To conclude ATLAS’ year-long project A Work for the North Atlantic, ATLAS has commissioned artist Richard Skelton, to respond to Bethan Huws’ film Singing for the Sea, and the landscape that formed its temporary backcloth when we screened it in Skye Sailing Club in 2016.

Huws’ film documents a group of eight female Bulgarian singers performing traditional songs on Sugar Sands, Northumberland, on the coast of the North Sea.
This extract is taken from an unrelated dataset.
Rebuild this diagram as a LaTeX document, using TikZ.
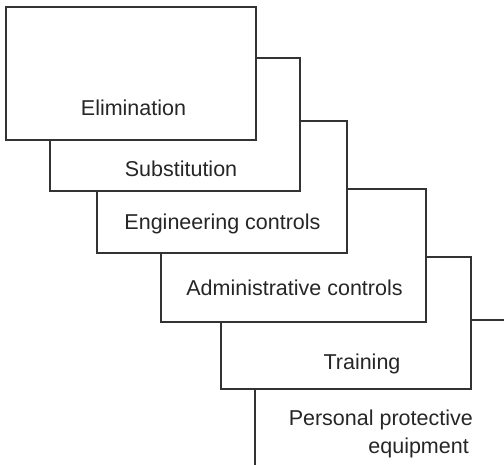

As Siôn Parkinson, artist, singer and producer wrote in an essay exploring the links between Huws’ work and Skye:

In its re-orientated presentation in a boathouse overlooking Portree harbour in the Isle of Skye, Huws’ artwork speaks to a contemporary context of displacement, as well as to a historical one specific to the Highlands. For it echoes the migrants’ call of the tens of thousands of men, women and children who sailed from the Isle of Skye across the ocean to America during the eighteenth and nineteenth centuries. In turning its attention from the east to west, from the North Sea to the Atlantic, Huws’ film presents us with a question concerning the mutability of our own sense of belonging and nationhood. And so from a village south of Sofia to a shore on the edge of England to an island on the northwestern extremity of Europe, here the work finds new resonance.”
— Siôn Parkinson

Skelton’s work is informed by landscape, evolving from sustained immersion in specific environments and deep, wide-ranging research incorporating toponymy and language, ecology and geology, folklore and myth.

Undertaking two research trips to Skye, Skelton has explored archive material, recorded a plethora of sounds including a Gaelic mass, and worked with musicians Decker Forrest (pipes & whistle), Hector MacInnes (accordion, guitar & singer), Ronan Martin (fiddle), Christine Primrose (singer) and Frances Wilkins (concertina).